In der Arbeit mit unseren Teilpersönlichkeiten können wir rausfinden, worum es wirklich geht, was für eine Qualität sie wirklich in ihrem Kern tragen. Teilpersönlichkeiten die in schwierigen Umständen entstanden sind, legen sich oft einen entsprechenden Schutz zu, der ihre wahre Qualität verschleiert. Sie können Narben und Verletzungen davontragen, sich mit der Zeit in ein richtiges Monster verwandeln, uns ängstigen oder sich uns in bestimmten Situationen in den Weg stellen.
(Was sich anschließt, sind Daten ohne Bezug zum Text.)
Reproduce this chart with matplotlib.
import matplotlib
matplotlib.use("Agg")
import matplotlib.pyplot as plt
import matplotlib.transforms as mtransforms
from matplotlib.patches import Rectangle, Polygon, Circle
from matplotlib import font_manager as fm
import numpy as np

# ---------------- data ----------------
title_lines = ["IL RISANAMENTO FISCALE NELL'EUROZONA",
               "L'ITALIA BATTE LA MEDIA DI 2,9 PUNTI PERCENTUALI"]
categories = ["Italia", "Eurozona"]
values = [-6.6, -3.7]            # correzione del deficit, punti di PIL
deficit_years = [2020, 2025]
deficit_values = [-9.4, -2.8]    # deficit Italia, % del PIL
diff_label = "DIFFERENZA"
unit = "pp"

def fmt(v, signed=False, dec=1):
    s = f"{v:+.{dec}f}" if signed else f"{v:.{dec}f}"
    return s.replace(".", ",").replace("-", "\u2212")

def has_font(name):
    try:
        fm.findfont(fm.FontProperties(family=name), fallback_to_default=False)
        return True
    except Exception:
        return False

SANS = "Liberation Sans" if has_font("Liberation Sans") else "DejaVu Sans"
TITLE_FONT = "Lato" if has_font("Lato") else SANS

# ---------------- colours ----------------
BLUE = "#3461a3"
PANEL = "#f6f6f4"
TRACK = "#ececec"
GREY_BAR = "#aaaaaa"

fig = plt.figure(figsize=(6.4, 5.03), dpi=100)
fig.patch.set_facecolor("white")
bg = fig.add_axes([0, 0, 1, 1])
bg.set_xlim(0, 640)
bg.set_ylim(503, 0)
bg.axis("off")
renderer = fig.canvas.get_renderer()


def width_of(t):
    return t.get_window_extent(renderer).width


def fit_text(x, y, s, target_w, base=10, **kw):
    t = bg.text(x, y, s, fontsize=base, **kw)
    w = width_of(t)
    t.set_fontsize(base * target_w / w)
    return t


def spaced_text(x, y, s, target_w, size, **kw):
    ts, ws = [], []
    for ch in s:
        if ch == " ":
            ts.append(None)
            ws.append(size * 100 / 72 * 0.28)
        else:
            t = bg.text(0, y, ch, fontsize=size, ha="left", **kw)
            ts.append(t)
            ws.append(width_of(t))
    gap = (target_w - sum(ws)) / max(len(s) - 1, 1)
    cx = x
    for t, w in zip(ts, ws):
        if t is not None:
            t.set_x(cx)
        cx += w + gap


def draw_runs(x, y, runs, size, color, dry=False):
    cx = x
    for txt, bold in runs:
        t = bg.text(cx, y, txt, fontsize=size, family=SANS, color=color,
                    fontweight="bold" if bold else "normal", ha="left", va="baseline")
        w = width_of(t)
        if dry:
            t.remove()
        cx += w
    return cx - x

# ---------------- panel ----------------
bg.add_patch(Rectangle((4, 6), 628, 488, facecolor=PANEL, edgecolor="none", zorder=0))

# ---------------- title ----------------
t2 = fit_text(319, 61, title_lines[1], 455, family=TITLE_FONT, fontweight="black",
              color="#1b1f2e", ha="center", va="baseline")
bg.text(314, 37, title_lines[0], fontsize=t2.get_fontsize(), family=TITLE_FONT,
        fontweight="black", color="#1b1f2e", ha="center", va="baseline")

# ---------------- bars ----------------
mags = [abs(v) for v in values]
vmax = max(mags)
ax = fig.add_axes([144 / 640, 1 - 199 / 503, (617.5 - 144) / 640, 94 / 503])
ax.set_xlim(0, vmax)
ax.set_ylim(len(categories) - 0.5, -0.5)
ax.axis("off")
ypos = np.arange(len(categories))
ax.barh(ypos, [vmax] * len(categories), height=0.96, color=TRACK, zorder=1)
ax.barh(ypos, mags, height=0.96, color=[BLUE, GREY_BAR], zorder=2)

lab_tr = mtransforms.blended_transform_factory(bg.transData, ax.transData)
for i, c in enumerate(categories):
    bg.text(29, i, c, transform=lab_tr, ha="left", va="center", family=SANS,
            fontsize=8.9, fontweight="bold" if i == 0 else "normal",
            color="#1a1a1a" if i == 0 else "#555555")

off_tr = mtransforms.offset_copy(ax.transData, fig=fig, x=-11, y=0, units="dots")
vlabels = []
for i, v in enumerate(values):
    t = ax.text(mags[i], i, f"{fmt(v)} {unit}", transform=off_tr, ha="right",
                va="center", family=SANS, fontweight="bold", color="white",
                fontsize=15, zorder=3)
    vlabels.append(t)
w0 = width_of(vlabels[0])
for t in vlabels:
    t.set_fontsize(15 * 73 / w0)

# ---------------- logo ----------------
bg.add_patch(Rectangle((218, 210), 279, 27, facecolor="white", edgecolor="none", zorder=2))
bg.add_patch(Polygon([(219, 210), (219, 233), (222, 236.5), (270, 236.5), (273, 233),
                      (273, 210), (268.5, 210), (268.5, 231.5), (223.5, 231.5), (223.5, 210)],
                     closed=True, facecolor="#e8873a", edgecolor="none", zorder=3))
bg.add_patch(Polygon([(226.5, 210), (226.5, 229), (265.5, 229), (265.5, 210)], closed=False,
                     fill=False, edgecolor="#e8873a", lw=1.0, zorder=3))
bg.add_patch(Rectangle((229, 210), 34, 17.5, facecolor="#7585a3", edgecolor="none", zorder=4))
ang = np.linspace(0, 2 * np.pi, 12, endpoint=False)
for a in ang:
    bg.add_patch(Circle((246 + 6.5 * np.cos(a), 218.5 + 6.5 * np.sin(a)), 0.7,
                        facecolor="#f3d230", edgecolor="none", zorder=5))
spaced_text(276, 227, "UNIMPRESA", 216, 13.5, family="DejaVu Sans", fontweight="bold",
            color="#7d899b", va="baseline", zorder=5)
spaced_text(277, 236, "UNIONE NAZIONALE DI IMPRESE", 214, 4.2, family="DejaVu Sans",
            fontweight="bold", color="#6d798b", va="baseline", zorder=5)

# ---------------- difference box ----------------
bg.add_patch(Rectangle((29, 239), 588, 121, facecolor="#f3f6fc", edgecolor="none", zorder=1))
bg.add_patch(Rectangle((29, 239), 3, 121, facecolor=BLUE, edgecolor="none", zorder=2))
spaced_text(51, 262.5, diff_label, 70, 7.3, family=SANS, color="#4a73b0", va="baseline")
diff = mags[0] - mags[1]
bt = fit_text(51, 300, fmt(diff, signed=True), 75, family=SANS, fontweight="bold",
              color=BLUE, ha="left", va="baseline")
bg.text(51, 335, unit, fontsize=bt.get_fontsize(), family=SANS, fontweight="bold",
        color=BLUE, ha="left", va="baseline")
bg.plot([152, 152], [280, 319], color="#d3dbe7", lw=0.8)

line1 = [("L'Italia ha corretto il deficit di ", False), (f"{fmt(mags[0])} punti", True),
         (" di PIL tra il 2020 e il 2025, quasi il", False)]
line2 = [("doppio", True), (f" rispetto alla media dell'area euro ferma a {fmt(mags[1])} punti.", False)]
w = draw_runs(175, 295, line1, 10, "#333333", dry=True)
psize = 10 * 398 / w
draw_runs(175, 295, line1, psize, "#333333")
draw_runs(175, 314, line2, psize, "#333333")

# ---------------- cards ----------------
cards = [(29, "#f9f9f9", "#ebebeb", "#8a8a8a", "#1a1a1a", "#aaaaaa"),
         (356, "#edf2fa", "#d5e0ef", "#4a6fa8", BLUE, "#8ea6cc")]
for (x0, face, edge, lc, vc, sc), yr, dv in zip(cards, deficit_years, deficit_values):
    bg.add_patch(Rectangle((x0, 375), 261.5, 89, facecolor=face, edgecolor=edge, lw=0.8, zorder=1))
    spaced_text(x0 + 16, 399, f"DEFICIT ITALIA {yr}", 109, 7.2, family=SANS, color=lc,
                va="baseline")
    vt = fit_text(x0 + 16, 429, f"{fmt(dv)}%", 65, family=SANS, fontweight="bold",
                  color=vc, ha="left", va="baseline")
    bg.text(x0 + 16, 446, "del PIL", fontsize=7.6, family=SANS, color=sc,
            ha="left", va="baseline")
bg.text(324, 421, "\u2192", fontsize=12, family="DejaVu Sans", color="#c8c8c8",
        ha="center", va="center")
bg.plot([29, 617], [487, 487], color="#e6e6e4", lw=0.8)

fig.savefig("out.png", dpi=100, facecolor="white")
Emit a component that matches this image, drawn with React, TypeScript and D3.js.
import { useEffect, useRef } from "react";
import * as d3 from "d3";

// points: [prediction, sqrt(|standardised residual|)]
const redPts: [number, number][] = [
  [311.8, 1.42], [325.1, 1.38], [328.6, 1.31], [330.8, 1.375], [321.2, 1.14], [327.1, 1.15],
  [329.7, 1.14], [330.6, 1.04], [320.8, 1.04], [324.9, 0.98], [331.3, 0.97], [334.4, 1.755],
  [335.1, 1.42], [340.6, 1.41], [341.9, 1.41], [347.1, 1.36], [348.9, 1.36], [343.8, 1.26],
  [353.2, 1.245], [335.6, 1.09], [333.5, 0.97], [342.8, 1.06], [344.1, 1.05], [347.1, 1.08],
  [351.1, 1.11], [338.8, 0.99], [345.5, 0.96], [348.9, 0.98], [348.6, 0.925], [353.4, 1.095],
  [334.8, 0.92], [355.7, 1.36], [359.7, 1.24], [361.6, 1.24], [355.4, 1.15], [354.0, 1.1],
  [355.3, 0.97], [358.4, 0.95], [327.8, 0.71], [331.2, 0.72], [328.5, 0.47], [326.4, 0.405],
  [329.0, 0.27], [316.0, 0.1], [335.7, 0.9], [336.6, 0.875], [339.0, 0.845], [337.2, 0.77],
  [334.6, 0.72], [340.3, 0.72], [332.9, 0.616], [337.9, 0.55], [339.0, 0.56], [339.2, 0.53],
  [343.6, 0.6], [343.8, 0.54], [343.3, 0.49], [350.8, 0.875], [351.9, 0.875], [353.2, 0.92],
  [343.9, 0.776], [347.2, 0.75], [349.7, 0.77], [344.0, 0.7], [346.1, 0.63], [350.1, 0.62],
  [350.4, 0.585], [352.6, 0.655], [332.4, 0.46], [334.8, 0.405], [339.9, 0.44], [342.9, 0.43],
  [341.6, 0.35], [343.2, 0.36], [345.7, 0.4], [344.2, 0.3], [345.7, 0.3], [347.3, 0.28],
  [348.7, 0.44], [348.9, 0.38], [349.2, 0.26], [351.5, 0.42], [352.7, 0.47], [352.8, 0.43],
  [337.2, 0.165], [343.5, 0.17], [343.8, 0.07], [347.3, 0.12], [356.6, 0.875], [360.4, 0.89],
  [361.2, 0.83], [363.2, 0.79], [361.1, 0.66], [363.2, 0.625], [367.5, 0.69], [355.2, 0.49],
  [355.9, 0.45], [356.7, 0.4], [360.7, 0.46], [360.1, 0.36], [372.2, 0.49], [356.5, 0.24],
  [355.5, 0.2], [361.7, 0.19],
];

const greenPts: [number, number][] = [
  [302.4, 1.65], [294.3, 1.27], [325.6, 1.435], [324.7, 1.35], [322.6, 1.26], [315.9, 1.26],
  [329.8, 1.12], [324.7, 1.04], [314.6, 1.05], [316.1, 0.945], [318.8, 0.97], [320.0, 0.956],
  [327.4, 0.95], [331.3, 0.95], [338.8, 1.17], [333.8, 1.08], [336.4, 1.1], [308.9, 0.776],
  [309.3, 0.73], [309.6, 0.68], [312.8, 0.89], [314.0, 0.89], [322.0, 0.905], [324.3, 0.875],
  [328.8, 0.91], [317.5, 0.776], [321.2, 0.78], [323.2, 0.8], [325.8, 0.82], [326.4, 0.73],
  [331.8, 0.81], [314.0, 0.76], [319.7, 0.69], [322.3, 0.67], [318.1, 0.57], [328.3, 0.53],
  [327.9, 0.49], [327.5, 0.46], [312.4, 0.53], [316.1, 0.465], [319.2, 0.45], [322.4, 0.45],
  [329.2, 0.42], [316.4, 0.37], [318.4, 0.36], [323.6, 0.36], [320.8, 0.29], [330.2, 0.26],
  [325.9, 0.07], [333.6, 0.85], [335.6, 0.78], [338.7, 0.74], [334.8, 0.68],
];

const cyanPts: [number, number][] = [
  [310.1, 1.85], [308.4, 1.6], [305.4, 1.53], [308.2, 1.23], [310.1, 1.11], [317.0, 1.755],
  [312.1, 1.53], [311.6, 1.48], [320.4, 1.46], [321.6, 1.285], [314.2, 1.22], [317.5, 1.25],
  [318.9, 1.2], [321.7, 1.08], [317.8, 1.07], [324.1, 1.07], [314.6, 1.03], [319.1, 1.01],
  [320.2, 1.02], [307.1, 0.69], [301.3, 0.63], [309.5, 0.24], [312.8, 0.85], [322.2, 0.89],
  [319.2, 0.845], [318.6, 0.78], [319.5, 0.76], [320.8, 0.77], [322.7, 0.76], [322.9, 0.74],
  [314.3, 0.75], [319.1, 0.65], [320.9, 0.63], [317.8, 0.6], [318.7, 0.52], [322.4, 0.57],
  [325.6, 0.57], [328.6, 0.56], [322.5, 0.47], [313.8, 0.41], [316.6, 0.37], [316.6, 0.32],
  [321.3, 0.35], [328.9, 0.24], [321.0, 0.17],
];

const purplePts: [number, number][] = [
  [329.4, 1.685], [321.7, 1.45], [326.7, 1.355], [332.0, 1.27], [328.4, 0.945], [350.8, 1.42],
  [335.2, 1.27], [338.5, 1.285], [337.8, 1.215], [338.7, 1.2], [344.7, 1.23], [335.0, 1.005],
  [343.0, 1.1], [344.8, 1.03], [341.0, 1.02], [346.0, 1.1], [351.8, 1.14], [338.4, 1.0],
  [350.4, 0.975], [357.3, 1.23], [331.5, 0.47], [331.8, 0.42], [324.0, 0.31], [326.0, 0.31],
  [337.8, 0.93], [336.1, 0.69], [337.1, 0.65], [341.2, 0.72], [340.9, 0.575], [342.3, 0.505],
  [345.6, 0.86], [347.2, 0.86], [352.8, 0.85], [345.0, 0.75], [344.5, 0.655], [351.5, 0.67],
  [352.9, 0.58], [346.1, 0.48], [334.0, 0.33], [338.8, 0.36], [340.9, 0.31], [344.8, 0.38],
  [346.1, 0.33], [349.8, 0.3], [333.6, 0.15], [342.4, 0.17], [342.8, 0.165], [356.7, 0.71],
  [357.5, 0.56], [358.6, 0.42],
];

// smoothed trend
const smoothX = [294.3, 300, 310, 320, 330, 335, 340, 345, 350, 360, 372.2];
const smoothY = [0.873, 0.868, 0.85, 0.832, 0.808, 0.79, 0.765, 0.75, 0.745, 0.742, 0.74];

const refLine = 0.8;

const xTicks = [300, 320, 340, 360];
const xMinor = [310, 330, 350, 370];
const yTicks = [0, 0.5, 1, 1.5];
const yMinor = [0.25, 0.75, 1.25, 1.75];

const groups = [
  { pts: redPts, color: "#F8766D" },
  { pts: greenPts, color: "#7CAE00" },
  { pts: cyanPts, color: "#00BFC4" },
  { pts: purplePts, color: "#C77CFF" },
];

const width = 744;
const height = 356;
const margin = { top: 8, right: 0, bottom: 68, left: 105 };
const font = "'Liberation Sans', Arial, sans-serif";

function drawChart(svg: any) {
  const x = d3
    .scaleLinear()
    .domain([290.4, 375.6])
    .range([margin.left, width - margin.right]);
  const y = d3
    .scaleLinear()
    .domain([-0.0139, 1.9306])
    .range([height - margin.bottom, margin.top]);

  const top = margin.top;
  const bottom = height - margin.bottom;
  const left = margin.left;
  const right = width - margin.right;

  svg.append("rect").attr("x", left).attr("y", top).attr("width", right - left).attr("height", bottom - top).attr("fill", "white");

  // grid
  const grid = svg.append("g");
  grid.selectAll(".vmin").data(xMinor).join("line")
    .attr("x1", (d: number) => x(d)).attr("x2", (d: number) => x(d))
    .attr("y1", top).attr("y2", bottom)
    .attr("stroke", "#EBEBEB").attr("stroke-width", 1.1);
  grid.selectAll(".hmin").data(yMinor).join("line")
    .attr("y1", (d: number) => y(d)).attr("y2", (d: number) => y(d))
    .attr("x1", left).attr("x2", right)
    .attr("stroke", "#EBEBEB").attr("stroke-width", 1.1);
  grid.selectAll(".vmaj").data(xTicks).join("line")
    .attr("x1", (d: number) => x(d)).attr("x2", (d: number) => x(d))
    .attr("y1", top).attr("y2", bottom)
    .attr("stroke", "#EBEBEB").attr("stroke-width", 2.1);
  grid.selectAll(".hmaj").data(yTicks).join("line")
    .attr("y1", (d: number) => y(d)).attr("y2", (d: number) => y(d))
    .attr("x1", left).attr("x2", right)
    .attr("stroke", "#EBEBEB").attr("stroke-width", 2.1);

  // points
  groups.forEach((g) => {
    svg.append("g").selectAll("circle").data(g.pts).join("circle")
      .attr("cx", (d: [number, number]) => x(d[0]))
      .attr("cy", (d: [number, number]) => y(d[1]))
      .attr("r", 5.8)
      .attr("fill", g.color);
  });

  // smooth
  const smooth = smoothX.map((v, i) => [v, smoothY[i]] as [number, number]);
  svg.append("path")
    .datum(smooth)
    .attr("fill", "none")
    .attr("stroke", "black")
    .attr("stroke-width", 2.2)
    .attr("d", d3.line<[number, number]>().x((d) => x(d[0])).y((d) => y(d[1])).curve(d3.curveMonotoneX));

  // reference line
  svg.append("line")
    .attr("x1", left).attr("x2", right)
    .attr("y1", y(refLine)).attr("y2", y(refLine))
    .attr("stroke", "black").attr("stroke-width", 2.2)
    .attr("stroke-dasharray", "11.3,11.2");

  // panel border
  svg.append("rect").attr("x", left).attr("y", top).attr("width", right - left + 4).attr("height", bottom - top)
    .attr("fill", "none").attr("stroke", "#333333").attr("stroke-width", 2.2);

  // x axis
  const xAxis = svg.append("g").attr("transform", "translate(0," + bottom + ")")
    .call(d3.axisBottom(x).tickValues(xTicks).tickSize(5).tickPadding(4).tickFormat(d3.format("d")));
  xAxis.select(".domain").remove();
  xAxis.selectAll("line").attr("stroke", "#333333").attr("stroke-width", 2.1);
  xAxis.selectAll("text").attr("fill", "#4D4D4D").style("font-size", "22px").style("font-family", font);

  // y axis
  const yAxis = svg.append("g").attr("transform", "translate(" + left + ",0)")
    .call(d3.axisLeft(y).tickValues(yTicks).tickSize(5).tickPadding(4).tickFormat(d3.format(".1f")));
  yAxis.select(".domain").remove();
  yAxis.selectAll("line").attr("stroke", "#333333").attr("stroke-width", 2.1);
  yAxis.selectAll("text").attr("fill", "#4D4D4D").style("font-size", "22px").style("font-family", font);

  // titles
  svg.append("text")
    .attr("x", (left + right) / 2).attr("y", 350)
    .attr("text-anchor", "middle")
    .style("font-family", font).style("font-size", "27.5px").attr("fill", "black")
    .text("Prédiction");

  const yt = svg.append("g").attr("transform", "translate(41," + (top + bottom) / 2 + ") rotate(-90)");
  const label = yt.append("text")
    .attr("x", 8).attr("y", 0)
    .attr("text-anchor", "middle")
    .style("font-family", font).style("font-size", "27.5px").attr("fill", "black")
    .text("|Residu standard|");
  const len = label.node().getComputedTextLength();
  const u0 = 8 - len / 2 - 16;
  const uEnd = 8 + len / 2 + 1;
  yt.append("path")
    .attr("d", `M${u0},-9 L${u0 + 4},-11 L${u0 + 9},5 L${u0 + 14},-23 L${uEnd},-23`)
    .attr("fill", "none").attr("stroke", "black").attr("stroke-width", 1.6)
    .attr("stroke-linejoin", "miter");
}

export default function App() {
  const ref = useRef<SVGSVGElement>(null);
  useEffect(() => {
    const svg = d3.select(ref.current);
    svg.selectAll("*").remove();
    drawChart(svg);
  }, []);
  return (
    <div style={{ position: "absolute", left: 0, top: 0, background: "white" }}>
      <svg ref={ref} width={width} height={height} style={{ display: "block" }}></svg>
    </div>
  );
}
In der Regel tun sie dies weil sie fürchten, dass wir nochmal die gleichen Erfahrungen durchleben, wovor sie uns schützen möchten. Wenn es sich jedoch um Persönlichkeitsanteile handelt, die in unserer frühen Kindheit entstanden sind, wird das vorhandene Schutz-Muster im Erwachsenen-Alter ein Hindernis darstellen. Der Anteil funktioniert noch immer nach den alten Gesetzen der Zeit, in der er entstanden ist. Folglich sind die dazugehörigen Abwehrmechanismen und Schutz-Muster nicht die eines Erwachsenen.
Durch die innere Arbeit und das Verständnis dessen, worum es im Kern wirklich geht, können alte Muster aufgelöst und neue Formen geschaffen werden. Aus dem Ich-Selbst können wir in unserem eigenen Tempo, unsere Anteile mit ihren individuellen Bedürfnissen ernst und wahrnehmen, ihnen einen Platz in uns geben und für sie sorgen sowie ein gänzlich neues Selbstverständnis entwickeln.